Lest we forget, the people who fired de Boer are the same ones who refused to fire Alan Pardew for almost a year after it became obvious he had nothing more to offer the team. They stuck with him through January and February and March of 2016, when Palace picked up only two points from a possible 33. They stuck with him through April and May, when a trip to the FA Cup final helped gloss over a run of two league wins from eight, nine points from 24. They even stuck with him in October and November, when a six-game losing streak made it clear Pardew’s problem had not simply been the lack of the reliable goalscorer the club paid £30 million for over the summer.

And yet here is de Boer, out of a job after 77 days, eight fewer than he managed at Inter Milan last season, and five competitive matches.

Results are not the only relevant consideration here, but if the problem wasn’t soccer-related — if de Boer was a bad fit personality-wise, impossible to work with at an administrative level, a raging asshole, whatever — then why did they wait at all, what did results have to do with anything? Almost without exception, when a manager is fired after as short a time as de Boer was, it says more about the club than the manager.

The whole stupid mess is only made more frustrating by the big-picture position Palace find themselves in. The Eagles are in their fifth consecutive season in the top flight, and on their sixth full-time manager. They have already cycled through the league’s premier stability candidates, Tony Pulis and Sam Allardyce, and have now turned to another, less reliable one.
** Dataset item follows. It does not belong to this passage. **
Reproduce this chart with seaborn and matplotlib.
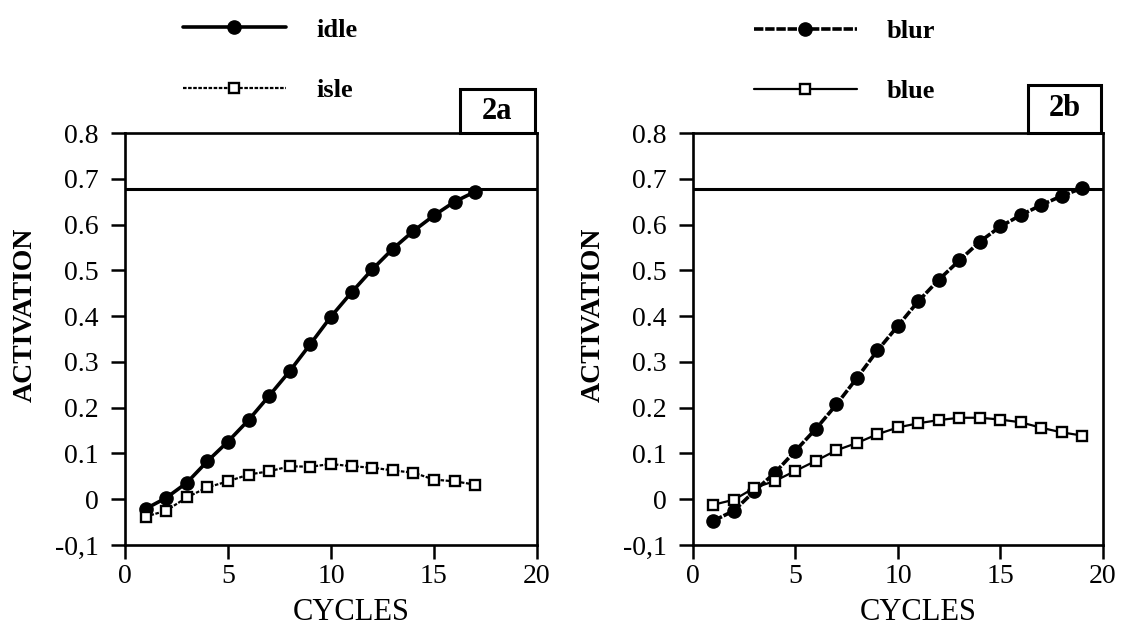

So it’s worth emphasizing that hiring de Boer, someone to establish a club-wide playing philosophy, someone who aspires to a style that will keep fans happy even if the team never rises above the mid-table, made a lot of sense. It made so much sense, in fact, it doesn’t make any less sense 77 days later.
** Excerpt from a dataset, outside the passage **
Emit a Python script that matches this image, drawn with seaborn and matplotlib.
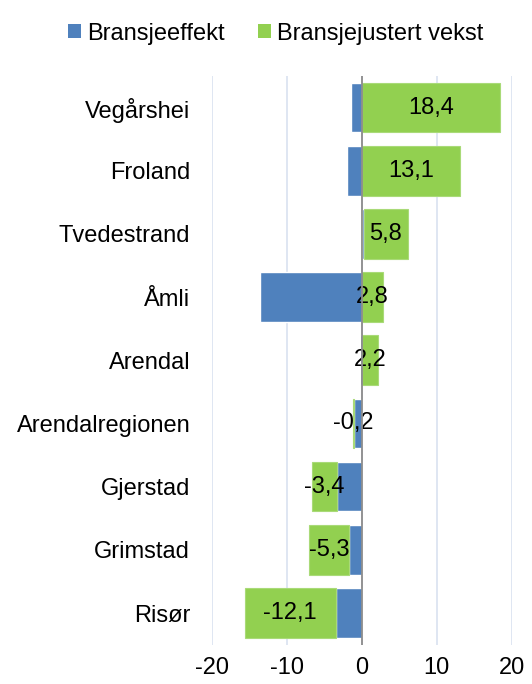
import numpy as np
import pandas as pd
import matplotlib
matplotlib.use("Agg")
import matplotlib.pyplot as plt
import seaborn as sns
from matplotlib.patches import Patch

categories = ["Vegårshei", "Froland", "Tvedestrand", "Åmli", "Arendal",
              "Arendalregionen", "Gjerstad", "Grimstad", "Risør"]
bransjeeffekt = [-1.5, -2.0, 0.3, -13.5, -0.2, -1.0, -3.3, -1.7, -3.5]
bransjejustert = [18.4, 13.1, 5.8, 2.8, 2.2, -0.2, -3.4, -5.3, -12.1]
series_names = ["Bransjeeffekt", "Bransjejustert vekst"]
xticks = [-20, -10, 0, 10, 20]

BLUE = "#4F81BD"
GREEN = "#92D050"
FS = 17

sns.set_theme(style="white")
plt.rcParams["font.family"] = ["Liberation Sans", "DejaVu Sans"]

df = pd.DataFrame({"kommune": categories,
                   "blue": bransjeeffekt,
                   "green": bransjejustert})
b = np.array(bransjeeffekt)
g = np.array(bransjejustert)
# stack green onto blue when same sign, otherwise start at zero
offset = np.where(np.sign(b) == np.sign(g), b, 0.0)

fig = plt.figure(figsize=(5.32, 6.84), dpi=100)
ax = fig.add_axes([0.398, 0.0576, 0.564, 0.8314])

sns.barplot(data=df, y="kommune", x="blue", orient="h", color=BLUE,
            saturation=1, width=0.785, ax=ax, order=categories)
sns.barplot(data=df, y="kommune", x="green", orient="h", color=GREEN,
            saturation=1, width=0.785, ax=ax, order=categories, left=offset,
            edgecolor="#A9DA78", linewidth=0.8)

green_container = ax.containers[1]
labels = [f"{v:.1f}".replace(".", ",") for v in bransjejustert]
ax.bar_label(green_container, labels=labels, label_type="center",
             fontsize=FS, color="black")

ax.set_xlim(-20, 20)
ax.set_xticks(xticks)
ax.set_xticklabels([str(t) for t in xticks])
ax.xaxis.grid(True, color="#D9E1F0", linewidth=1.2)
ax.set_axisbelow(True)
ax.axvline(0, color="#8C8C8C", linewidth=1.3, zorder=5)
for s in ax.spines.values():
    s.set_visible(False)
ax.set_xlabel("")
ax.set_ylabel("")
ax.tick_params(axis="y", length=0, pad=15.5, labelsize=FS, labelcolor="black")
ax.tick_params(axis="x", length=0, pad=9, labelsize=FS, labelcolor="black")

handles = [Patch(facecolor=BLUE, edgecolor="none"),
           Patch(facecolor=GREEN, edgecolor="none")]
fig.legend(handles, series_names, loc="upper center",
           bbox_to_anchor=(0.518, 0.998), ncol=2, frameon=False,
           fontsize=FS, handlelength=0.55, handleheight=0.55,
           handletextpad=0.25, columnspacing=1.4, labelcolor="black")

fig.savefig("out.png", dpi=100)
The mid-table-relegation-battle grind is a philosophical problem as much as a sporting one. There comes a point where a team must decide whether mere survival is enough, or whether they want to aspire to something more. That “something more” often entails a shift to a more expansive playing style only complicates matters, because it is a very difficult thing to do, to go from being one kind of team to another, without getting any worse in between.

A successful transition demands, among other things, bravery, a willingness to trust your manager and players to eventually get things right, even if they are presently getting things wrong. What Palace were trying to do with de Boer was a hard thing to do, and it’s possible, given the nature of Allardyce’s departure, not to mention the identity of de Boer’s replacement, they never really wanted to do it in the first place. That doesn’t change the fact they failed.

15. Swansea (17th, +2)
14. Brighton (20th, +6)
13. Southampton (9th, -4)
12. Stoke (16th, +4)
11. Arsenal (6th, -5)

A brief word on Renato Sanches, whose loan to Swansea was perhaps the most eye-catching move of deadline day. His debut, against Newcastle on Sunday, was also eye-catching, primarily because he was awful. Sanches turned 20 last month, and showed enough during his time at Benfica and with the Portuguese national team to convince Bayern Munich to shell out potentially as much as $96 million for him, which is a lot of money for the German club, relatively frugal by today’s not-relatively not-frugal standards. That’s a big endorsement in itself, but sooner or later Sanches is going to have to actually play well — pass to his teammates and not get tackled and so on. The Swans lacked any creative threat against Newcastle, and they’re not exactly drowning in playmakers, so Sanches should get plenty of opportunities to put things right. But it was an ugly, ugly start.

Next: Ranking every Premier League season

10. Newcastle (14th, +4)
9. West Brom (12th, +3)
8. Liverpool (3rd, -5)
7. Burnley (19th, +12)
6. Huddersfield (18th, +12)
5. Tottenham (4th, -1)
4. Watford (13th, +9)
3. Chelsea (5th, +2)
2. Manchester City (1st, -1)
1. Manchester United (2nd, +1)

The big controversy of the weekend centered on Sadio Mane’s red card against Manchester City, and whether or not intent is a relevant consideration when one player has kicked another in the face. The rules say quite clearly it’s not, and yet the debate has rumbled on all the same. Even Pep Guardiola thought it was harsh. All of which raises the remarkable question of how many people involved in the sport actually know the rules.

Whatever the answer, the decision ended the match — not great to begin with, but at least competitive — as a contest. City scored four goals after going a man up, and we will now find out whether Liverpool can play without Mane.

The addition of Mohamed Salah in the summer was designed, in part, to ensure the Reds would have a threat in behind in the absence of their Senegalese winger, while Alex Oxlade-Chamberlain might now be given an opportunity to move on from his current status as the poster boy of intra-top-six thrashings as Mane’s replacement.

There is also the small matter of Philippe Coutinho’s reintegration into the squad following his phantom back injury. Liverpool have five more games this month, so it’s likely we’ll see the Brazilian back in the lineup soon, and now quite possibly in the wide forward role he occupied last season, rather than the midfield berth Jurgen Klopp seems to want him to play long-term.

As for City, this was an excellent win, man advantage or not. There were moments before the red card when the defense showed familiar weaknesses, with Nicolas Otamendi in particular getting exposed by Salah, but that feels a little beside the point after a 5-0 win against a top six rival.

The Segio Aguero-Jesus Navas partnership showed real promise, Kevin De Bruyne continued to dominate and, perhaps most significantly, Guardiola once again showed off his overlooked versatility, playing with a flat back five for long stretches, and targeting the Reds on the counter-attack. The result was skewed by the sending off, but it’s worth remembering City led 1-0 before it happened. The title favorites are getting better.